Since its inception, Zebra Technologies has transformed from a productivity enhancement provider to a tech player that helps companies across industries execute on their corporate strategies, Zebra CEO Anders Gustafsson told Cramer in a Wednesday interview.

"If you're, say, a retailer and you're looking to implement an omnichannel strategy, you need to have our type of technologies to give you the capabilities to deliver that," the CEO said.

Over the last several years, Zebra has also been making its way into the health care arena, which currently represents the company's smallest, but fastest growing segment.

"In hospitals, we help connect the physical to the digital," Gustafsson said. "We can take all that data about the patients and put it onto their medical record to make it easily available, and [it] basically helps to both improve the efficiency of how to run a hospital, but also the quality of care."

Lightning round: Trouble at THO?

In Cramer's lightning round, he shared his take on callers' favorite stocks:

Thor Industries: "OK, well, they did have an inventory buildup which was not good and they did have expenses go higher because they're assembling some of their best vehicles in Indiana, [which has] the lowest unemployment rate in the country.
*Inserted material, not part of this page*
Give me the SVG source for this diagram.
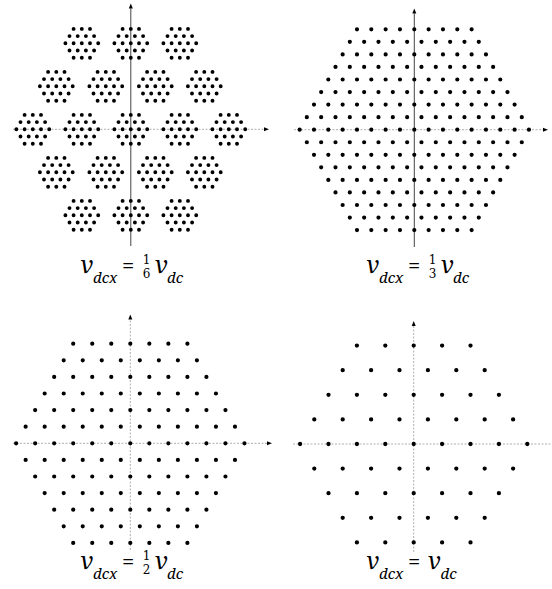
<svg xmlns="http://www.w3.org/2000/svg" xmlns:xlink="http://www.w3.org/1999/xlink" width="552" height="589" viewBox="0 0 552 589">
<style>
.d1{stroke:#000;stroke-width:3.9;stroke-linecap:round;stroke-dasharray:0 8.2;fill:none}
.d2{stroke:#000;stroke-width:4.2;stroke-linecap:round;stroke-dasharray:0 14.33;fill:none}
.d3{stroke:#000;stroke-width:4.2;stroke-linecap:round;stroke-dasharray:0 19.03;fill:none}
.d4{stroke:#000;stroke-width:4.3;stroke-linecap:round;stroke-dasharray:0 28.4;fill:none}
.axd{stroke:#444;stroke-width:1;fill:none}
.axl{stroke:#999;stroke-width:0.8;stroke-dasharray:2 1.5;fill:none}
.fr{font-family:'DejaVu Serif',serif;font-size:12px;text-anchor:middle}
</style>
<defs>
<marker id="ar" markerUnits="userSpaceOnUse" markerWidth="6" markerHeight="6" refX="0" refY="0" viewBox="0 -3 6 6" orient="auto" overflow="visible">
<path d="M0,-2 L5,0 L0,2 Z" fill="#000"/>
</marker>
<g id="cl">
<line class="d1" x1="-8.2" y1="-14.4" x2="8.7" y2="-14.4"/>
<line class="d1" x1="-12.3" y1="-7.2" x2="12.8" y2="-7.2"/>
<line class="d1" x1="-16.4" y1="0" x2="16.9" y2="0"/>
<line class="d1" x1="-12.3" y1="7.2" x2="12.8" y2="7.2"/>
<line class="d1" x1="-8.2" y1="14.4" x2="8.7" y2="14.4"/>
</g>
</defs>

<g id="connectors">
<line class="axl" x1="13" y1="129.3" x2="264" y2="129.3" marker-end="url(#ar)"/>
<line class="axd" x1="130.8" y1="246" x2="130.8" y2="8.5" marker-end="url(#ar)"/>
<line class="axl" x1="294" y1="129.7" x2="543" y2="129.7" marker-end="url(#ar)"/>
<line class="axd" x1="414.3" y1="247" x2="414.3" y2="13.5" marker-end="url(#ar)"/>
<line class="axl" x1="13" y1="443.3" x2="267" y2="443.3" marker-end="url(#ar)"/>
<line class="axl" x1="130.3" y1="550" x2="130.3" y2="319.5" marker-end="url(#ar)"/>
<line class="axl" x1="293" y1="444" x2="552" y2="444"/>
<line class="axl" x1="413.7" y1="552" x2="413.7" y2="326" marker-end="url(#ar)"/>
</g>

<g id="panel1">
<use xlink:href="#cl" x="81.8" y="43.3"/>
<use xlink:href="#cl" x="130.8" y="43.3"/>
<use xlink:href="#cl" x="179.8" y="43.3"/>
<use xlink:href="#cl" x="56.3" y="86.3"/>
<use xlink:href="#cl" x="105.8" y="86.3"/>
<use xlink:href="#cl" x="155.3" y="86.3"/>
<use xlink:href="#cl" x="204.3" y="86.3"/>
<use xlink:href="#cl" x="32.8" y="129.3"/>
<use xlink:href="#cl" x="81.8" y="129.3"/>
<use xlink:href="#cl" x="130.8" y="129.3"/>
<use xlink:href="#cl" x="179.8" y="129.3"/>
<use xlink:href="#cl" x="228.8" y="129.3"/>
<use xlink:href="#cl" x="56.3" y="172.3"/>
<use xlink:href="#cl" x="105.8" y="172.3"/>
<use xlink:href="#cl" x="155.3" y="172.3"/>
<use xlink:href="#cl" x="204.3" y="172.3"/>
<use xlink:href="#cl" x="81.8" y="215.3"/>
<use xlink:href="#cl" x="130.8" y="215.3"/>
<use xlink:href="#cl" x="179.8" y="215.3"/>
</g>

<g id="panel2">
<line class="d2" x1="356.98" y1="29.3" x2="472.4" y2="29.3"/>
<line class="d2" x1="349.82" y1="41.85" x2="479.6" y2="41.85"/>
<line class="d2" x1="342.65" y1="54.4" x2="486.8" y2="54.4"/>
<line class="d2" x1="335.49" y1="66.95" x2="493.9" y2="66.95"/>
<line class="d2" x1="328.32" y1="79.5" x2="501.1" y2="79.5"/>
<line class="d2" x1="321.16" y1="92.05" x2="508.3" y2="92.05"/>
<line class="d2" x1="313.99" y1="104.6" x2="515.4" y2="104.6"/>
<line class="d2" x1="306.83" y1="117.15" x2="522.6" y2="117.15"/>
<line class="d2" x1="299.66" y1="129.7" x2="529.7" y2="129.7"/>
<line class="d2" x1="306.83" y1="142.25" x2="522.6" y2="142.25"/>
<line class="d2" x1="313.99" y1="154.8" x2="515.4" y2="154.8"/>
<line class="d2" x1="321.16" y1="167.35" x2="508.3" y2="167.35"/>
<line class="d2" x1="328.32" y1="179.9" x2="501.1" y2="179.9"/>
<line class="d2" x1="335.49" y1="192.45" x2="493.9" y2="192.45"/>
<line class="d2" x1="342.65" y1="205" x2="486.8" y2="205"/>
<line class="d2" x1="349.82" y1="217.55" x2="479.6" y2="217.55"/>
<line class="d2" x1="356.98" y1="230.1" x2="472.4" y2="230.1"/>
</g>

<g id="panel3">
<line class="d3" x1="73.21" y1="343.7" x2="188.2" y2="343.7"/>
<line class="d3" x1="63.70" y1="360.3" x2="197.7" y2="360.3"/>
<line class="d3" x1="54.18" y1="376.9" x2="207.2" y2="376.9"/>
<line class="d3" x1="44.67" y1="393.5" x2="216.7" y2="393.5"/>
<line class="d3" x1="35.15" y1="410.1" x2="226.2" y2="410.1"/>
<line class="d3" x1="25.64" y1="426.7" x2="235.8" y2="426.7"/>
<line class="d3" x1="16.12" y1="443.3" x2="245.3" y2="443.3"/>
<line class="d3" x1="25.64" y1="459.9" x2="235.8" y2="459.9"/>
<line class="d3" x1="35.15" y1="476.5" x2="226.2" y2="476.5"/>
<line class="d3" x1="44.67" y1="493.1" x2="216.7" y2="493.1"/>
<line class="d3" x1="54.18" y1="509.7" x2="207.2" y2="509.7"/>
<line class="d3" x1="63.70" y1="526.3" x2="197.7" y2="526.3"/>
<line class="d3" x1="73.21" y1="542.9" x2="188.2" y2="542.9"/>
</g>

<g id="panel4">
<line class="d4" x1="356.9" y1="345.6" x2="471.3" y2="345.6"/>
<line class="d4" x1="342.7" y1="370.2" x2="485.5" y2="370.2"/>
<line class="d4" x1="328.5" y1="394.8" x2="499.7" y2="394.8"/>
<line class="d4" x1="314.3" y1="419.4" x2="513.9" y2="419.4"/>
<line class="d4" x1="300.1" y1="444" x2="528.1" y2="444"/>
<line class="d4" x1="314.3" y1="468.6" x2="513.9" y2="468.6"/>
<line class="d4" x1="328.5" y1="493.2" x2="499.7" y2="493.2"/>
<line class="d4" x1="342.7" y1="517.8" x2="485.5" y2="517.8"/>
<line class="d4" x1="356.9" y1="542.4" x2="471.3" y2="542.4"/>
</g>

<g id="label1" font-family="'Noto Serif', 'DejaVu Serif', serif" fill="#000">
<text font-style="italic" font-size="24"><tspan x="80.5" y="273">v</tspan><tspan font-size="15" x="93" y="282.5">dcx</tspan></text>
<text font-size="22" x="122" y="273">=</text>
<text class="fr" x="146.5" y="263.5">1</text>
<text class="fr" x="146.5" y="278">6</text>
<text font-style="italic" font-size="24"><tspan x="155" y="273">v</tspan><tspan font-size="15" x="167" y="282.5">dc</tspan></text>
</g>
<g id="label2" font-family="'Noto Serif', 'DejaVu Serif', serif" fill="#000">
<text font-style="italic" font-size="24"><tspan x="366.5" y="273">v</tspan><tspan font-size="15" x="379" y="282.5">dcx</tspan></text>
<text font-size="22" x="408" y="273">=</text>
<text class="fr" x="432.5" y="263.5">1</text>
<text class="fr" x="432.5" y="278">3</text>
<text font-style="italic" font-size="24"><tspan x="441" y="273">v</tspan><tspan font-size="15" x="453" y="282.5">dc</tspan></text>
</g>
<g id="label3" font-family="'Noto Serif', 'DejaVu Serif', serif" fill="#000">
<text font-style="italic" font-size="24"><tspan x="80.5" y="569">v</tspan><tspan font-size="15" x="93" y="578.5">dcx</tspan></text>
<text font-size="22" x="122" y="569">=</text>
<text class="fr" x="146.5" y="559.5">1</text>
<text class="fr" x="146.5" y="574">2</text>
<text font-style="italic" font-size="24"><tspan x="155" y="569">v</tspan><tspan font-size="15" x="167" y="578.5">dc</tspan></text>
</g>
<g id="label4" font-family="'Noto Serif', 'DejaVu Serif', serif" fill="#000">
<text font-style="italic" font-size="24"><tspan x="366.5" y="569">v</tspan><tspan font-size="15" x="379" y="578.5">dcx</tspan></text>
<text font-size="22" x="408" y="569">=</text>
<text font-style="italic" font-size="24"><tspan x="428" y="569">v</tspan><tspan font-size="15" x="440.5" y="578.5">dc</tspan></text>
</g>
</svg>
So it's been hurt by both of those. We've got to see what happens with the quarter because those are negatives, and I'm not denying it. Those are negatives."

Zendesk Inc.: "The more I hear about it, the more companies just love working with them and turning that stuff over to them for customer support. I like ServiceNow, but, you now, Zendesk could end up being one of our cloud princes because that's how good they're doing. So I'm not going to suggest selling it."

Disclosure: Cramer's charitable trust owns shares of J.P. Morgan and Amazon.